== TASK DIRECTIONS ==
Transcribe every line exactly and omit anything that is a picture.

◇ ◇ ◇ ◇ ◇

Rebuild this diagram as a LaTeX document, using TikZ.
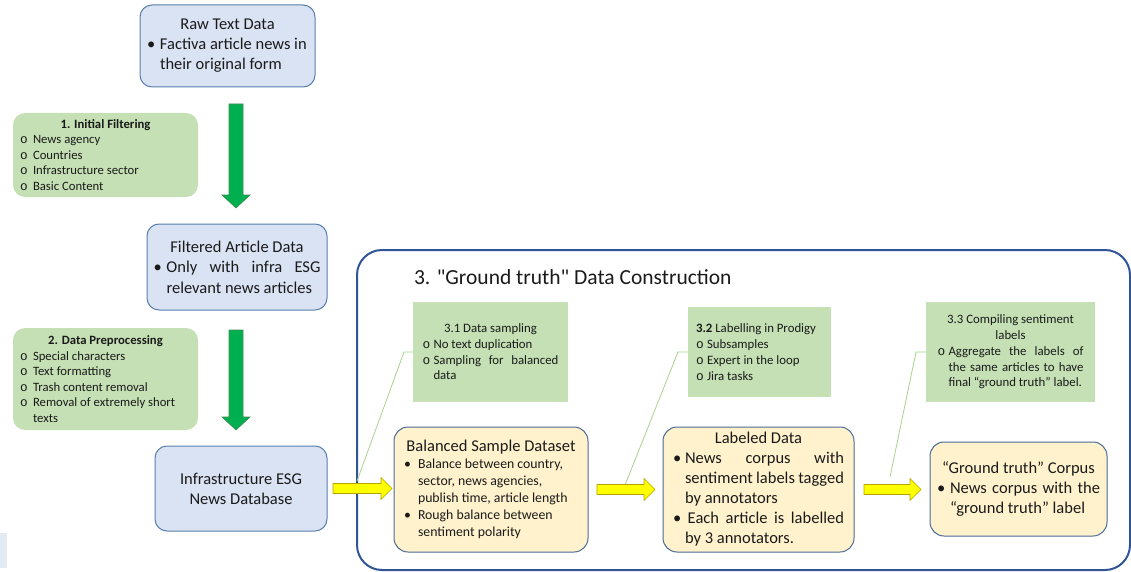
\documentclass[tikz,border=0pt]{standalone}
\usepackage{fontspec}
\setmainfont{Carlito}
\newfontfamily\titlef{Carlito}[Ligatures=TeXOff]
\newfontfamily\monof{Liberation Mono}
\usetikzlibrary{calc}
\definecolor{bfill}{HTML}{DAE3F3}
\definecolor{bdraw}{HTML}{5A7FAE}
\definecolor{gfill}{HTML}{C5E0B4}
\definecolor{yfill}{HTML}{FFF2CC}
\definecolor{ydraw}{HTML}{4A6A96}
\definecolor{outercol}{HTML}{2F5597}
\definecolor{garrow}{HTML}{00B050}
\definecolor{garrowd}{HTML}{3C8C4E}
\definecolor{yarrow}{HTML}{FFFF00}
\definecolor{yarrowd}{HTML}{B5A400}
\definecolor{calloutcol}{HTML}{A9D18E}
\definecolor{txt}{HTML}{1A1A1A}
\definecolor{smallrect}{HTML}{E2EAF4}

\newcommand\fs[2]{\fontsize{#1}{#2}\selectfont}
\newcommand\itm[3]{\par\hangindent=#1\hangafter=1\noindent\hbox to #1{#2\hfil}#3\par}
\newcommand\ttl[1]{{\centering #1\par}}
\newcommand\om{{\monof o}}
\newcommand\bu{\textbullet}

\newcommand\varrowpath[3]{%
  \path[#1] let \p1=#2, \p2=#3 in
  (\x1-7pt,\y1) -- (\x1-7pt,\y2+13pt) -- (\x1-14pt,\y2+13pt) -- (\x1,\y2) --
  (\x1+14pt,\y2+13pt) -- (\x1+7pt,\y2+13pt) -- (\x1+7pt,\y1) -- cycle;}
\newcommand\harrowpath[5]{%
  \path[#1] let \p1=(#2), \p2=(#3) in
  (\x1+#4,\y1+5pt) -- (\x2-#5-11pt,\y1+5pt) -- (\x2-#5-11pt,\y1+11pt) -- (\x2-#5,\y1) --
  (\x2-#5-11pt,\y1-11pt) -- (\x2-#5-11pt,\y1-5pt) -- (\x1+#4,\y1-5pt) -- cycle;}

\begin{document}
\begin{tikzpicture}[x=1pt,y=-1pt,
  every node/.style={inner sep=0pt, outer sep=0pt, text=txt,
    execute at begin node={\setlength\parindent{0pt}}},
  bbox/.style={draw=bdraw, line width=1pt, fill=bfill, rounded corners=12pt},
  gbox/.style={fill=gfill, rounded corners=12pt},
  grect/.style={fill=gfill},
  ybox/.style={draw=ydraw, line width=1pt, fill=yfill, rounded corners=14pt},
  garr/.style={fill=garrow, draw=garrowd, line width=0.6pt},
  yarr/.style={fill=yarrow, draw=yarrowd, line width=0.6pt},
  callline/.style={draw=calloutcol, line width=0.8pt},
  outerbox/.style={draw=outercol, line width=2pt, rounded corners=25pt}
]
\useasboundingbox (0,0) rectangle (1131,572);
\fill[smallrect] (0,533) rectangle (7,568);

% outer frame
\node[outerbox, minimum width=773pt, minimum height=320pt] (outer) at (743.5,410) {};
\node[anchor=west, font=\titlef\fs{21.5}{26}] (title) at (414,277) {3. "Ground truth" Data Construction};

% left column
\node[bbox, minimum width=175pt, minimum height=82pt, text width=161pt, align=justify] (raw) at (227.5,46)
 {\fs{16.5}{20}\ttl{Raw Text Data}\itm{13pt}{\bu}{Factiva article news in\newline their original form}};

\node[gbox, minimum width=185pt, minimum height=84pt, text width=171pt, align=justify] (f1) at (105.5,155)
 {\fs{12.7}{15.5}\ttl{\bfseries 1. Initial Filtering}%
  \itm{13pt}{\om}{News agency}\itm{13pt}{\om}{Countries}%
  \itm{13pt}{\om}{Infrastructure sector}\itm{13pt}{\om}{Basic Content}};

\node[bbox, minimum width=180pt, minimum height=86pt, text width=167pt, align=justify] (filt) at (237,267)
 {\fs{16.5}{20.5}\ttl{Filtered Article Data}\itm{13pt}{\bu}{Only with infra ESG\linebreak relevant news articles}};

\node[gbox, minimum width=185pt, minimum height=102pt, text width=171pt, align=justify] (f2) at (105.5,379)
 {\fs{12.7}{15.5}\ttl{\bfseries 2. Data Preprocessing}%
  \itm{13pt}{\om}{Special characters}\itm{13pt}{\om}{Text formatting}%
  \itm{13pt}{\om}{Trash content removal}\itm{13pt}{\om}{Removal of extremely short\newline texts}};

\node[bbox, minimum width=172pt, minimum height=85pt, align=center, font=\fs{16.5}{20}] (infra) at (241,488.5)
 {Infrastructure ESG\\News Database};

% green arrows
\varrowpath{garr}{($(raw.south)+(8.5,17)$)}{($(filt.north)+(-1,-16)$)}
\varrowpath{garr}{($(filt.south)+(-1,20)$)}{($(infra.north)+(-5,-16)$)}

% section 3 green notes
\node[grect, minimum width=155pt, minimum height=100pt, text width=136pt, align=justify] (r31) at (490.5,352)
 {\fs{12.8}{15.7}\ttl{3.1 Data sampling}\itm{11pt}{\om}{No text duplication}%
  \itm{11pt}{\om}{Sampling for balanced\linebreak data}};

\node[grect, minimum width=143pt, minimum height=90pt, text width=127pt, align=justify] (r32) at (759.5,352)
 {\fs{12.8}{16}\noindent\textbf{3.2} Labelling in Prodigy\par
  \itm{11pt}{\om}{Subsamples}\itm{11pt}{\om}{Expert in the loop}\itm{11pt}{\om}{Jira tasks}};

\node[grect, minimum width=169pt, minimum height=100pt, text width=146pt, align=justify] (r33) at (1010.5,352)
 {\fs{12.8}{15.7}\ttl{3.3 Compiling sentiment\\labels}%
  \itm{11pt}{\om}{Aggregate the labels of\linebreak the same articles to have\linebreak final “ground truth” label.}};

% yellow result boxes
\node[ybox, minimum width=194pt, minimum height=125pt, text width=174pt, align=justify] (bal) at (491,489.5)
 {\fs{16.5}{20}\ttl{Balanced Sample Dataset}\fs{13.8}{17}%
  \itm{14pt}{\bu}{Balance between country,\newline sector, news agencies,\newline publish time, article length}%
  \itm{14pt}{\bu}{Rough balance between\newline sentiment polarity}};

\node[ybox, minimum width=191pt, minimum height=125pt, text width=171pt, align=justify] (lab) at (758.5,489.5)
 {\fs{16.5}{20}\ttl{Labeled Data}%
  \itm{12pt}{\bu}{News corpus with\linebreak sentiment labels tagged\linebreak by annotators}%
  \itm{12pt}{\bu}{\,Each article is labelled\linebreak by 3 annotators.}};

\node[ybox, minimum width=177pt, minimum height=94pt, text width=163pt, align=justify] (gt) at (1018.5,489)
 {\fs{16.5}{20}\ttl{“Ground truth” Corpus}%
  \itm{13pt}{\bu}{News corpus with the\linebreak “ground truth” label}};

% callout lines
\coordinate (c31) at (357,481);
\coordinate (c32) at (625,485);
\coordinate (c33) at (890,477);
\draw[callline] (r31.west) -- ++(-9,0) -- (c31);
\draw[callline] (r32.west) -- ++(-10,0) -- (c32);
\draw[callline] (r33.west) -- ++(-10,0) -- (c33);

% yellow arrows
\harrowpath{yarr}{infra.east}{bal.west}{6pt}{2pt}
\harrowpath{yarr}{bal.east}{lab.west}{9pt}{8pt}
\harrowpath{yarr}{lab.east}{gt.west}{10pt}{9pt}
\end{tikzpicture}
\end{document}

◇ ◇ ◇ ◇ ◇

== RIGHT ANSWER ==
Rebuild this diagram as a LaTeX document, using TikZ.
\documentclass[tikz,border=0pt]{standalone}
\usepackage{fontspec}
\setmainfont{Carlito}
\newfontfamily\titlef{Carlito}[Ligatures=TeXOff]
\newfontfamily\monof{Liberation Mono}
\usetikzlibrary{calc}
\definecolor{bfill}{HTML}{DAE3F3}
\definecolor{bdraw}{HTML}{5A7FAE}
\definecolor{gfill}{HTML}{C5E0B4}
\definecolor{yfill}{HTML}{FFF2CC}
\definecolor{ydraw}{HTML}{4A6A96}
\definecolor{outercol}{HTML}{2F5597}
\definecolor{garrow}{HTML}{00B050}
\definecolor{garrowd}{HTML}{3C8C4E}
\definecolor{yarrow}{HTML}{FFFF00}
\definecolor{yarrowd}{HTML}{B5A400}
\definecolor{calloutcol}{HTML}{A9D18E}
\definecolor{txt}{HTML}{1A1A1A}
\definecolor{smallrect}{HTML}{E2EAF4}

\newcommand\fs[2]{\fontsize{#1}{#2}\selectfont}
\newcommand\itm[3]{\par\hangindent=#1\hangafter=1\noindent\hbox to #1{#2\hfil}#3\par}
\newcommand\ttl[1]{{\centering #1\par}}
\newcommand\om{{\monof o}}
\newcommand\bu{\textbullet}

\newcommand\varrowpath[3]{%
  \path[#1] let \p1=#2, \p2=#3 in
  (\x1-7pt,\y1) -- (\x1-7pt,\y2+13pt) -- (\x1-14pt,\y2+13pt) -- (\x1,\y2) --
  (\x1+14pt,\y2+13pt) -- (\x1+7pt,\y2+13pt) -- (\x1+7pt,\y1) -- cycle;}
\newcommand\harrowpath[5]{%
  \path[#1] let \p1=(#2), \p2=(#3) in
  (\x1+#4,\y1+5pt) -- (\x2-#5-11pt,\y1+5pt) -- (\x2-#5-11pt,\y1+11pt) -- (\x2-#5,\y1) --
  (\x2-#5-11pt,\y1-11pt) -- (\x2-#5-11pt,\y1-5pt) -- (\x1+#4,\y1-5pt) -- cycle;}

\begin{document}
\begin{tikzpicture}[x=1pt,y=-1pt,
  every node/.style={inner sep=0pt, outer sep=0pt, text=txt,
    execute at begin node={\setlength\parindent{0pt}}},
  bbox/.style={draw=bdraw, line width=1pt, fill=bfill, rounded corners=12pt},
  gbox/.style={fill=gfill, rounded corners=12pt},
  grect/.style={fill=gfill},
  ybox/.style={draw=ydraw, line width=1pt, fill=yfill, rounded corners=14pt},
  garr/.style={fill=garrow, draw=garrowd, line width=0.6pt},
  yarr/.style={fill=yarrow, draw=yarrowd, line width=0.6pt},
  callline/.style={draw=calloutcol, line width=0.8pt},
  outerbox/.style={draw=outercol, line width=2pt, rounded corners=25pt}
]
\useasboundingbox (0,0) rectangle (1131,572);
\fill[smallrect] (0,533) rectangle (7,568);

% outer frame
\node[outerbox, minimum width=773pt, minimum height=320pt] (outer) at (743.5,410) {};
\node[anchor=west, font=\titlef\fs{21.5}{26}] (title) at (414,277) {3. "Ground truth" Data Construction};

% left column
\node[bbox, minimum width=175pt, minimum height=82pt, text width=161pt, align=justify] (raw) at (227.5,46)
 {\fs{16.5}{20}\ttl{Raw Text Data}\itm{13pt}{\bu}{Factiva article news in\newline their original form}};

\node[gbox, minimum width=185pt, minimum height=84pt, text width=171pt, align=justify] (f1) at (105.5,155)
 {\fs{12.7}{15.5}\ttl{\bfseries 1. Initial Filtering}%
  \itm{13pt}{\om}{News agency}\itm{13pt}{\om}{Countries}%
  \itm{13pt}{\om}{Infrastructure sector}\itm{13pt}{\om}{Basic Content}};

\node[bbox, minimum width=180pt, minimum height=86pt, text width=167pt, align=justify] (filt) at (237,267)
 {\fs{16.5}{20.5}\ttl{Filtered Article Data}\itm{13pt}{\bu}{Only with infra ESG\linebreak relevant news articles}};

\node[gbox, minimum width=185pt, minimum height=102pt, text width=171pt, align=justify] (f2) at (105.5,379)
 {\fs{12.7}{15.5}\ttl{\bfseries 2. Data Preprocessing}%
  \itm{13pt}{\om}{Special characters}\itm{13pt}{\om}{Text formatting}%
  \itm{13pt}{\om}{Trash content removal}\itm{13pt}{\om}{Removal of extremely short\newline texts}};

\node[bbox, minimum width=172pt, minimum height=85pt, align=center, font=\fs{16.5}{20}] (infra) at (241,488.5)
 {Infrastructure ESG\\News Database};

% green arrows
\varrowpath{garr}{($(raw.south)+(8.5,17)$)}{($(filt.north)+(-1,-16)$)}
\varrowpath{garr}{($(filt.south)+(-1,20)$)}{($(infra.north)+(-5,-16)$)}

% section 3 green notes
\node[grect, minimum width=155pt, minimum height=100pt, text width=136pt, align=justify] (r31) at (490.5,352)
 {\fs{12.8}{15.7}\ttl{3.1 Data sampling}\itm{11pt}{\om}{No text duplication}%
  \itm{11pt}{\om}{Sampling for balanced\linebreak data}};

\node[grect, minimum width=143pt, minimum height=90pt, text width=127pt, align=justify] (r32) at (759.5,352)
 {\fs{12.8}{16}\noindent\textbf{3.2} Labelling in Prodigy\par
  \itm{11pt}{\om}{Subsamples}\itm{11pt}{\om}{Expert in the loop}\itm{11pt}{\om}{Jira tasks}};

\node[grect, minimum width=169pt, minimum height=100pt, text width=146pt, align=justify] (r33) at (1010.5,352)
 {\fs{12.8}{15.7}\ttl{3.3 Compiling sentiment\\labels}%
  \itm{11pt}{\om}{Aggregate the labels of\linebreak the same articles to have\linebreak final “ground truth” label.}};

% yellow result boxes
\node[ybox, minimum width=194pt, minimum height=125pt, text width=174pt, align=justify] (bal) at (491,489.5)
 {\fs{16.5}{20}\ttl{Balanced Sample Dataset}\fs{13.8}{17}%
  \itm{14pt}{\bu}{Balance between country,\newline sector, news agencies,\newline publish time, article length}%
  \itm{14pt}{\bu}{Rough balance between\newline sentiment polarity}};

\node[ybox, minimum width=191pt, minimum height=125pt, text width=171pt, align=justify] (lab) at (758.5,489.5)
 {\fs{16.5}{20}\ttl{Labeled Data}%
  \itm{12pt}{\bu}{News corpus with\linebreak sentiment labels tagged\linebreak by annotators}%
  \itm{12pt}{\bu}{\,Each article is labelled\linebreak by 3 annotators.}};

\node[ybox, minimum width=177pt, minimum height=94pt, text width=163pt, align=justify] (gt) at (1018.5,489)
 {\fs{16.5}{20}\ttl{“Ground truth” Corpus}%
  \itm{13pt}{\bu}{News corpus with the\linebreak “ground truth” label}};

% callout lines
\coordinate (c31) at (357,481);
\coordinate (c32) at (625,485);
\coordinate (c33) at (890,477);
\draw[callline] (r31.west) -- ++(-9,0) -- (c31);
\draw[callline] (r32.west) -- ++(-10,0) -- (c32);
\draw[callline] (r33.west) -- ++(-10,0) -- (c33);

% yellow arrows
\harrowpath{yarr}{infra.east}{bal.west}{6pt}{2pt}
\harrowpath{yarr}{bal.east}{lab.west}{9pt}{8pt}
\harrowpath{yarr}{lab.east}{gt.west}{10pt}{9pt}
\end{tikzpicture}
\end{document}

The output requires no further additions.